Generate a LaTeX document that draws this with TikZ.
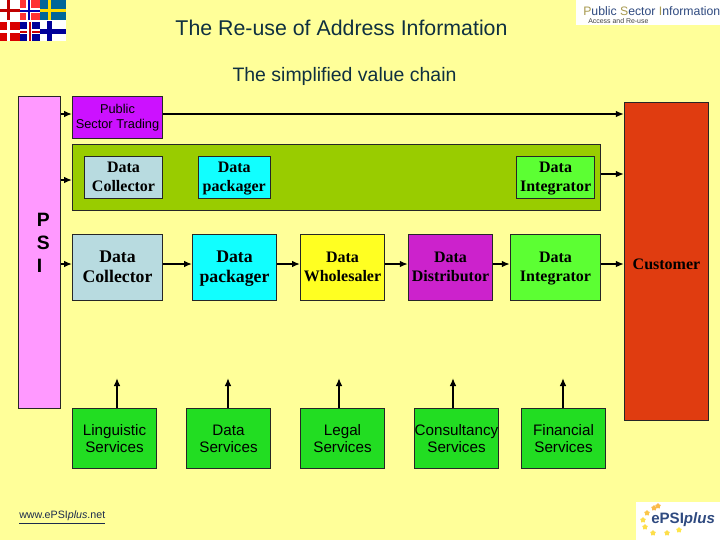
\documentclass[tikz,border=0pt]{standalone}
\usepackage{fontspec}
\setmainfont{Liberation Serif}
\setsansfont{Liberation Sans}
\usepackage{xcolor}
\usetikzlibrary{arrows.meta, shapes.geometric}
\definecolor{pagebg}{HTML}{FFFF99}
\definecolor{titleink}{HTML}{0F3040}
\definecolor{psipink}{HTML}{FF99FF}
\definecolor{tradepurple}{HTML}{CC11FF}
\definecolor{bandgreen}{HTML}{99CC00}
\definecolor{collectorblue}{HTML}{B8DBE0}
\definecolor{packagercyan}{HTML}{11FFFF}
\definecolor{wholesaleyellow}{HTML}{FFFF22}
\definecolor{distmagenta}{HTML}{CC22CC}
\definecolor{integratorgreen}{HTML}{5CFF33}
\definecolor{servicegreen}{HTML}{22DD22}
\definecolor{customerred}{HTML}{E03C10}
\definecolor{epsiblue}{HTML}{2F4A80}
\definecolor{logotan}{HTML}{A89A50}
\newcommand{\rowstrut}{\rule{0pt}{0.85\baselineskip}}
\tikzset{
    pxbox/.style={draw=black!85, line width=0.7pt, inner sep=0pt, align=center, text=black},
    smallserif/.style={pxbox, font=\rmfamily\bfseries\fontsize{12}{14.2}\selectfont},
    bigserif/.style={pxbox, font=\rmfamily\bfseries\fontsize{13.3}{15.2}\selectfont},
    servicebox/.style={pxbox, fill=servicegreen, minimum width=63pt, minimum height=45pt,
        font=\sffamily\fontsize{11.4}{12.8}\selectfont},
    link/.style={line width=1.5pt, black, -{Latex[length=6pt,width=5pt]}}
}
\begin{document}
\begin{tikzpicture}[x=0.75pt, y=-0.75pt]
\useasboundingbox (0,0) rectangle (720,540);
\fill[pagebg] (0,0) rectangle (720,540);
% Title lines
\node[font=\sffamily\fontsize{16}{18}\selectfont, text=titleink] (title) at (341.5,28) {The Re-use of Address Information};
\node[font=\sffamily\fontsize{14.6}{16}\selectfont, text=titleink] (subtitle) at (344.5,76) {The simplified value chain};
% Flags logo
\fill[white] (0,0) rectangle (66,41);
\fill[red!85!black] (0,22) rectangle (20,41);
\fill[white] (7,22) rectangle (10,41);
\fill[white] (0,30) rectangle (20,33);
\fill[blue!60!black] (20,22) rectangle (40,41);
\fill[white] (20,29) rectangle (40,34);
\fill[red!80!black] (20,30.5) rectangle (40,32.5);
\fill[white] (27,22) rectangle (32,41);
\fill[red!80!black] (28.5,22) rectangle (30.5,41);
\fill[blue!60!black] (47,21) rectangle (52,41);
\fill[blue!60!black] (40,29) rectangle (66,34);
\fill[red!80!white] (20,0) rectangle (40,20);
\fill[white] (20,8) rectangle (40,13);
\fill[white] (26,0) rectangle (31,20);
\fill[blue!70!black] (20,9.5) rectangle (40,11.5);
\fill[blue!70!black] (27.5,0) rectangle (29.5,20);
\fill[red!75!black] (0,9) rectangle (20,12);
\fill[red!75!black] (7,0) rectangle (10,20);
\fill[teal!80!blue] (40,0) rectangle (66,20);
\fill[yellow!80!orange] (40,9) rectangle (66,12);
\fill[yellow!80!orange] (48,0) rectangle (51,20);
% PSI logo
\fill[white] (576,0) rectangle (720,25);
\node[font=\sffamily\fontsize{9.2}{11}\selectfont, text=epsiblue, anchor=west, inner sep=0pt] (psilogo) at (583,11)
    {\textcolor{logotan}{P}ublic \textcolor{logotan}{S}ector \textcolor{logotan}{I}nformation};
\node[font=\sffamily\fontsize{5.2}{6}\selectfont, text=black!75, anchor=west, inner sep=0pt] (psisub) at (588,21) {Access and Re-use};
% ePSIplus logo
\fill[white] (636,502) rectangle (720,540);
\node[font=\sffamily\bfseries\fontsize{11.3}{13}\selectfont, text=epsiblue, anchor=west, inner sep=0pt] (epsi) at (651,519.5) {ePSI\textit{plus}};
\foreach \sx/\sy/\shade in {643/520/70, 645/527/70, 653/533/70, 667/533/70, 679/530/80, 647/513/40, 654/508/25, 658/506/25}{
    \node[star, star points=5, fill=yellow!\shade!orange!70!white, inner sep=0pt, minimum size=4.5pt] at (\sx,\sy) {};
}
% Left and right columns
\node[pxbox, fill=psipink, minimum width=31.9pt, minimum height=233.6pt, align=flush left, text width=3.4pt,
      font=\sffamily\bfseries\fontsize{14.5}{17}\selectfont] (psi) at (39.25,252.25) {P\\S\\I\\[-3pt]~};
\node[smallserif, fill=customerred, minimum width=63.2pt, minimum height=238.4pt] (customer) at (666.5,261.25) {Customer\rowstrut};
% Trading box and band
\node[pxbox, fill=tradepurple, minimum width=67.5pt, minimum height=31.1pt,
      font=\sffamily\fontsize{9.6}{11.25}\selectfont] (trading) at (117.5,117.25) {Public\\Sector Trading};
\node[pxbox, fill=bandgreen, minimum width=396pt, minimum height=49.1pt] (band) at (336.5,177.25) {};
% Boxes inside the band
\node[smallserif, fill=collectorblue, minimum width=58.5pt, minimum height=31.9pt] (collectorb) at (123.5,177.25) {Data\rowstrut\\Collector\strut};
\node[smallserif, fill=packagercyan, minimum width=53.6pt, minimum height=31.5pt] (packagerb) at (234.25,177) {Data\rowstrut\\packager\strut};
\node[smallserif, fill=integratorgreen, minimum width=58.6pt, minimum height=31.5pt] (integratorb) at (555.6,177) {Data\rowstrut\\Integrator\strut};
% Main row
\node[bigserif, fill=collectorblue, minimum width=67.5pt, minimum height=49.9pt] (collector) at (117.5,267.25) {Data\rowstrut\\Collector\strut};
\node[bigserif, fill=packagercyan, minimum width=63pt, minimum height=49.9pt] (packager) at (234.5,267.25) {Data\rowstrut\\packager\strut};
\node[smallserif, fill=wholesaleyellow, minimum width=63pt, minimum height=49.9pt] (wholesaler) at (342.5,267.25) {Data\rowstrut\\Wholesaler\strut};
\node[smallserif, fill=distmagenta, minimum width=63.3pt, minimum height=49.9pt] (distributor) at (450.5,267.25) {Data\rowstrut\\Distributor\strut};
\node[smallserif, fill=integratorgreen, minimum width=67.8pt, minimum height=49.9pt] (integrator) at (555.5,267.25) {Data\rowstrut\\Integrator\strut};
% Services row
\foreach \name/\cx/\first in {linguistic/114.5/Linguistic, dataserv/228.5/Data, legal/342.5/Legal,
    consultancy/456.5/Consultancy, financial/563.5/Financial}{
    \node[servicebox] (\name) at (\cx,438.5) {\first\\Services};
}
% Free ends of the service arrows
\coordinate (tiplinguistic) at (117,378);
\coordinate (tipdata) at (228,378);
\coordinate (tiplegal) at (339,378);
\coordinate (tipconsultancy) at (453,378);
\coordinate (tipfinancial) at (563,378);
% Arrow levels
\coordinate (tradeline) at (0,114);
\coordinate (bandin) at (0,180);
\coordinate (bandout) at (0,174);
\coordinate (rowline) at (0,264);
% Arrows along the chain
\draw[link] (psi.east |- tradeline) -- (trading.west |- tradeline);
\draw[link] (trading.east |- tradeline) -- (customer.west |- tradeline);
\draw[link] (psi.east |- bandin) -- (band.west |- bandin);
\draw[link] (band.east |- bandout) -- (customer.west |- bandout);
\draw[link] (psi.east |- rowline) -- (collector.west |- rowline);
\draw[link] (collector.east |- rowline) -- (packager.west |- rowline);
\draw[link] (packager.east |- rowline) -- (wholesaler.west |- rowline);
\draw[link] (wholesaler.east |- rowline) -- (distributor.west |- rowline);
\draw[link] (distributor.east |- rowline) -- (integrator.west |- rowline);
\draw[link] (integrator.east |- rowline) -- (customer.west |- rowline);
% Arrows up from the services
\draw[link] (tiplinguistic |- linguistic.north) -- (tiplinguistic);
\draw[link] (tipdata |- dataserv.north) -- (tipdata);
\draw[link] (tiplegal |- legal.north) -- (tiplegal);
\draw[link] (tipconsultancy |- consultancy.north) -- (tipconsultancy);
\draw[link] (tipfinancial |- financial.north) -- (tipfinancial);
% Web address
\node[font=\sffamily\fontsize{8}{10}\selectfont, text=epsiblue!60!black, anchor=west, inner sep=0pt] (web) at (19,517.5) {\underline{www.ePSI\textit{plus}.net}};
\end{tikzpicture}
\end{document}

--

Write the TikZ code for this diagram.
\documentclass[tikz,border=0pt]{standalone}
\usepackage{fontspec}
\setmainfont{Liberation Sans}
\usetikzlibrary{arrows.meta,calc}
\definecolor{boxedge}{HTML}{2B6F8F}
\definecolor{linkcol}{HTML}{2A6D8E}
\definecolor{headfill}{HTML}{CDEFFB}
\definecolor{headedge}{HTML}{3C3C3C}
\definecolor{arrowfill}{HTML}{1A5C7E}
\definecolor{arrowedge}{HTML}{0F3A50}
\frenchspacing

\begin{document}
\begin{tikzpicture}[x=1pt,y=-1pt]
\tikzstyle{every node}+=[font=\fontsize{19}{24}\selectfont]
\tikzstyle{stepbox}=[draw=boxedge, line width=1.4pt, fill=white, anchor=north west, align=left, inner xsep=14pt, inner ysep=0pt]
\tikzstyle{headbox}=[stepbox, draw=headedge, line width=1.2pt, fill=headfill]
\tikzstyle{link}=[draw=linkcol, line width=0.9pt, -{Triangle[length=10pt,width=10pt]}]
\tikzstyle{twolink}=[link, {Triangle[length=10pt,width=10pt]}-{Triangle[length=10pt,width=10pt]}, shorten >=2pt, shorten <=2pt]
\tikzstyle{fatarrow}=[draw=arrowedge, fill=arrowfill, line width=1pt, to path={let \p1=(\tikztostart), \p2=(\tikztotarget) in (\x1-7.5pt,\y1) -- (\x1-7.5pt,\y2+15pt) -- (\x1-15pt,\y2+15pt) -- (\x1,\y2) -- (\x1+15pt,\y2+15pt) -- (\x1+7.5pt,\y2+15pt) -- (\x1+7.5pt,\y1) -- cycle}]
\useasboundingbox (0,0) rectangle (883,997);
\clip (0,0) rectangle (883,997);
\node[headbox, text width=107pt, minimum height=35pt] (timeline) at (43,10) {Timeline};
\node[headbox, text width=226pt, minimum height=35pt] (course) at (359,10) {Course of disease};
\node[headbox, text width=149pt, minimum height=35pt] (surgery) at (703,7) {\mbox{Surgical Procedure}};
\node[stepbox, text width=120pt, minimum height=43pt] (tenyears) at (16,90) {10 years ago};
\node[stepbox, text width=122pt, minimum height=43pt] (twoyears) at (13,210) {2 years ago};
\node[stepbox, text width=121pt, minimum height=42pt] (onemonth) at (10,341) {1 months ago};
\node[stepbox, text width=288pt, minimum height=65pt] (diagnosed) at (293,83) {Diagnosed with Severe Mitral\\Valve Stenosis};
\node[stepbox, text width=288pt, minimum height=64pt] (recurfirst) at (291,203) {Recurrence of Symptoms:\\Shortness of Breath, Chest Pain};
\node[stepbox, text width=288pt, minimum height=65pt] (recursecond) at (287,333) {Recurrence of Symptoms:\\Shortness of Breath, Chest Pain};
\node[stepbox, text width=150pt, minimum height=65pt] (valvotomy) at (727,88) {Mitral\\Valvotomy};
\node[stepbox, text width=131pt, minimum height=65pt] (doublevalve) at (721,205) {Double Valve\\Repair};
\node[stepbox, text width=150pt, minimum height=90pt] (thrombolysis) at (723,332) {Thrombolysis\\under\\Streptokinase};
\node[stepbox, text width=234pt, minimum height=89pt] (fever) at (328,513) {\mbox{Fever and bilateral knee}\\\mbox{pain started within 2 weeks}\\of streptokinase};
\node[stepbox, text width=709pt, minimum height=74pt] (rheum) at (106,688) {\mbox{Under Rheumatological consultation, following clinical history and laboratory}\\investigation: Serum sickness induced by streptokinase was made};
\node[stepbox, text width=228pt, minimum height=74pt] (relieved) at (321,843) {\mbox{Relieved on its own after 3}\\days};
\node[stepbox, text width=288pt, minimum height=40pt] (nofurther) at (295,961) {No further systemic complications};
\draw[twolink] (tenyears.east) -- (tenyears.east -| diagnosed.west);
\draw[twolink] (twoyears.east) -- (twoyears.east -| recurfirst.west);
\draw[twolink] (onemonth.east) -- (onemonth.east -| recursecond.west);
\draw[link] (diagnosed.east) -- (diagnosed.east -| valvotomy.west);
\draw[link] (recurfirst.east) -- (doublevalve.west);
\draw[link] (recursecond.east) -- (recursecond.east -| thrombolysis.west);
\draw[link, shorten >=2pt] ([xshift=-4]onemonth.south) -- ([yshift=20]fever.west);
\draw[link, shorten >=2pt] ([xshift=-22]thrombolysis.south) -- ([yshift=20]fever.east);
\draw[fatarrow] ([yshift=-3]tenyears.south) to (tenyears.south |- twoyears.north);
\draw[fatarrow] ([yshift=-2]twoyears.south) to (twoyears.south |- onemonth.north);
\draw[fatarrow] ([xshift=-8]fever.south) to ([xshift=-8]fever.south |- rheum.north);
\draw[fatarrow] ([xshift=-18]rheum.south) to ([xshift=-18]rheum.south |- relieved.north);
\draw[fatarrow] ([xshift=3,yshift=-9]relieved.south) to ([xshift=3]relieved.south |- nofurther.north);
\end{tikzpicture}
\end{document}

--

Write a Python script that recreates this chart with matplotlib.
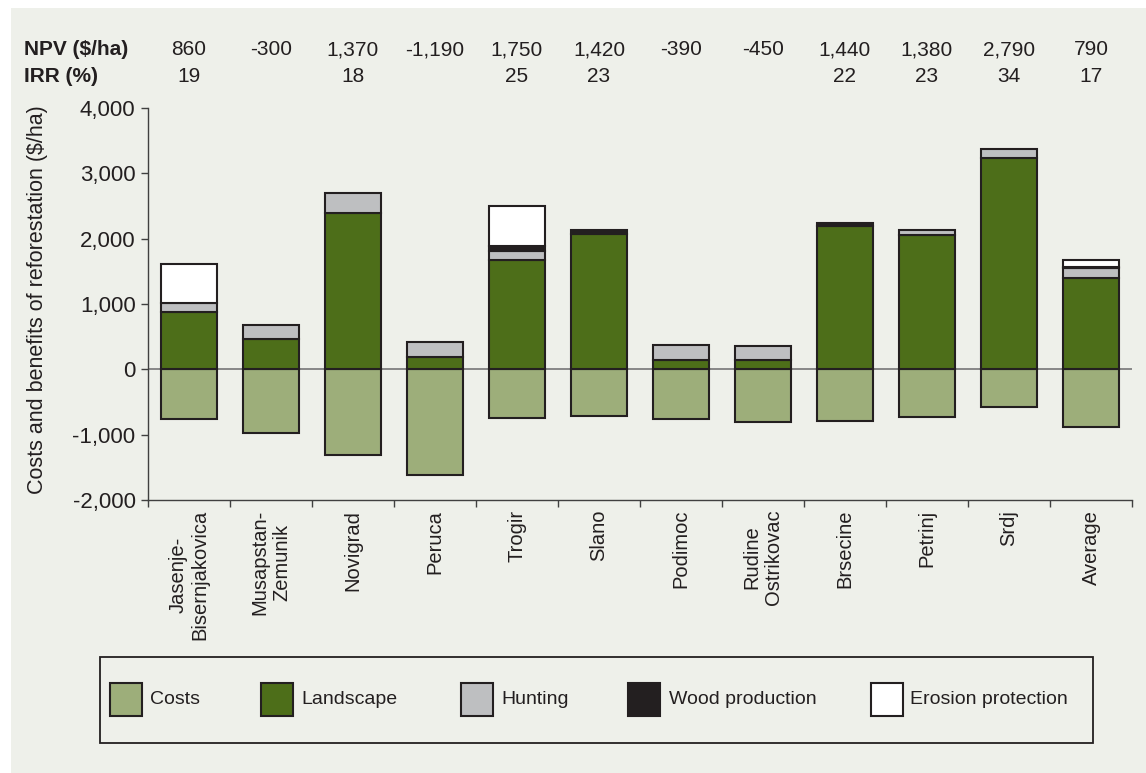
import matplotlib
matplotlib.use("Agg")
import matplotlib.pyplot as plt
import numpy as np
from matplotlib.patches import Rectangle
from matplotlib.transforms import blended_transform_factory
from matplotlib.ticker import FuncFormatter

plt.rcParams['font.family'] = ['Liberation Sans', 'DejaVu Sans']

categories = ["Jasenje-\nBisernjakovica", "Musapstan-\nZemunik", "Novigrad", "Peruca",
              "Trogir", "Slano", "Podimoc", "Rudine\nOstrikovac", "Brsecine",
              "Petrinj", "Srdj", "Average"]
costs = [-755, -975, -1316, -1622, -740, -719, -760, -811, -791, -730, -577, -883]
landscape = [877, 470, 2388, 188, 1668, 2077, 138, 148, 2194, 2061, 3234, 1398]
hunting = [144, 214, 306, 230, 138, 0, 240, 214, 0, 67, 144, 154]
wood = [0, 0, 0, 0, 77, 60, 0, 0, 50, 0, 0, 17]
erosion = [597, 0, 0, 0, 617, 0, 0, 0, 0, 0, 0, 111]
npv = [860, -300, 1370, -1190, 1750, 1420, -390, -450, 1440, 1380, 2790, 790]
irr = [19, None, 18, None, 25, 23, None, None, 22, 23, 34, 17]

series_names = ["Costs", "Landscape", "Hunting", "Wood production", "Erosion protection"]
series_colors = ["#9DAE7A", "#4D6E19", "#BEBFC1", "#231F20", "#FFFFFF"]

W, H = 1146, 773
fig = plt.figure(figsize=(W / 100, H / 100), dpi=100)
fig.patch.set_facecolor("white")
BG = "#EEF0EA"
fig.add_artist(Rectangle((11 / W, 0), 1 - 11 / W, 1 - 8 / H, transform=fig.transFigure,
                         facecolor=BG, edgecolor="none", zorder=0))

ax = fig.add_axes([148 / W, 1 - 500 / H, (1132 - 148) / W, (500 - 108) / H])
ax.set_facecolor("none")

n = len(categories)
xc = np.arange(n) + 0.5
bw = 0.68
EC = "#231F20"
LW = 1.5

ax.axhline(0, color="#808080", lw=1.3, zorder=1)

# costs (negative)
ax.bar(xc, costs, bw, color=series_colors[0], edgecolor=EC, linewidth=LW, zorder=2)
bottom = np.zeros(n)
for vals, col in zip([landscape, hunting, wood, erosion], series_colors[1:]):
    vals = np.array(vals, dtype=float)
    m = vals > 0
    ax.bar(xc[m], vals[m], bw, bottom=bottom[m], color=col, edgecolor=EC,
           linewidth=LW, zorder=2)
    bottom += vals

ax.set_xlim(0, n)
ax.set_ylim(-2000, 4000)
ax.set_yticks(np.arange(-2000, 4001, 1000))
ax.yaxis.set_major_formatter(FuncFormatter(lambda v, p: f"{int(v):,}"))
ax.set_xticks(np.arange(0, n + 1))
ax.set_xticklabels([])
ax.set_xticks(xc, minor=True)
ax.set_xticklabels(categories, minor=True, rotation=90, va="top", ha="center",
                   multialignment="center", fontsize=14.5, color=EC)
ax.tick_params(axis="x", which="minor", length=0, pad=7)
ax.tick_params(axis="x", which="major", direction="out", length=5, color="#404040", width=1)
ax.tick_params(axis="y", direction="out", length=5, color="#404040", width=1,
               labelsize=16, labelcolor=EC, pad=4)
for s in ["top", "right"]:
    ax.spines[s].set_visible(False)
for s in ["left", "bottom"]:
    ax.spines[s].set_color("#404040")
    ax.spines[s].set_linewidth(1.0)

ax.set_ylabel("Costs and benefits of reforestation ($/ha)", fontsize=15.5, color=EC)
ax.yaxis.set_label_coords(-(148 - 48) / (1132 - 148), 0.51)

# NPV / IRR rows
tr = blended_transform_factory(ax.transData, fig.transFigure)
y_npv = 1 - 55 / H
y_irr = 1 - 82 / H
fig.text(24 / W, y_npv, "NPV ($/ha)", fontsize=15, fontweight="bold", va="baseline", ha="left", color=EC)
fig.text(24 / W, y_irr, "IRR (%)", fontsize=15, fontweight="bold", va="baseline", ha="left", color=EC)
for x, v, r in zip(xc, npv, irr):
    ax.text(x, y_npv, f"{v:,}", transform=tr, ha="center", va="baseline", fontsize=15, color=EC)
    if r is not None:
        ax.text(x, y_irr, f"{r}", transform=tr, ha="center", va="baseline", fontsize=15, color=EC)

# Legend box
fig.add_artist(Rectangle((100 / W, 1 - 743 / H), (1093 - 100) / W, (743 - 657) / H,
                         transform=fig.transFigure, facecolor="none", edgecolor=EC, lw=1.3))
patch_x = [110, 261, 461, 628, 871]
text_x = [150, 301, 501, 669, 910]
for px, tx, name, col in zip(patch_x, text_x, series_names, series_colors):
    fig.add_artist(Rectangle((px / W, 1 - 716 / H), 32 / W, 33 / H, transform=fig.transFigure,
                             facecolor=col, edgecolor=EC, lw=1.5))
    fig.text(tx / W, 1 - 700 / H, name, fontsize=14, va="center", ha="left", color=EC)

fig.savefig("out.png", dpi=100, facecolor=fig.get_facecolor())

--

• Task objective:
Print out, exactly and with nothing added, the lines starting at the line holding "Write a Python" and ending at the line holding "plt.rcParams['font.family'] = ['Liberation", minus any pictures.

• Answer to the exercise:
Write a Python script that recreates this chart with matplotlib.
import matplotlib
matplotlib.use("Agg")
import matplotlib.pyplot as plt
import numpy as np
from matplotlib.patches import Rectangle
from matplotlib.transforms import blended_transform_factory
from matplotlib.ticker import FuncFormatter

plt.rcParams['font.family'] = ['Liberation Sans', 'DejaVu Sans']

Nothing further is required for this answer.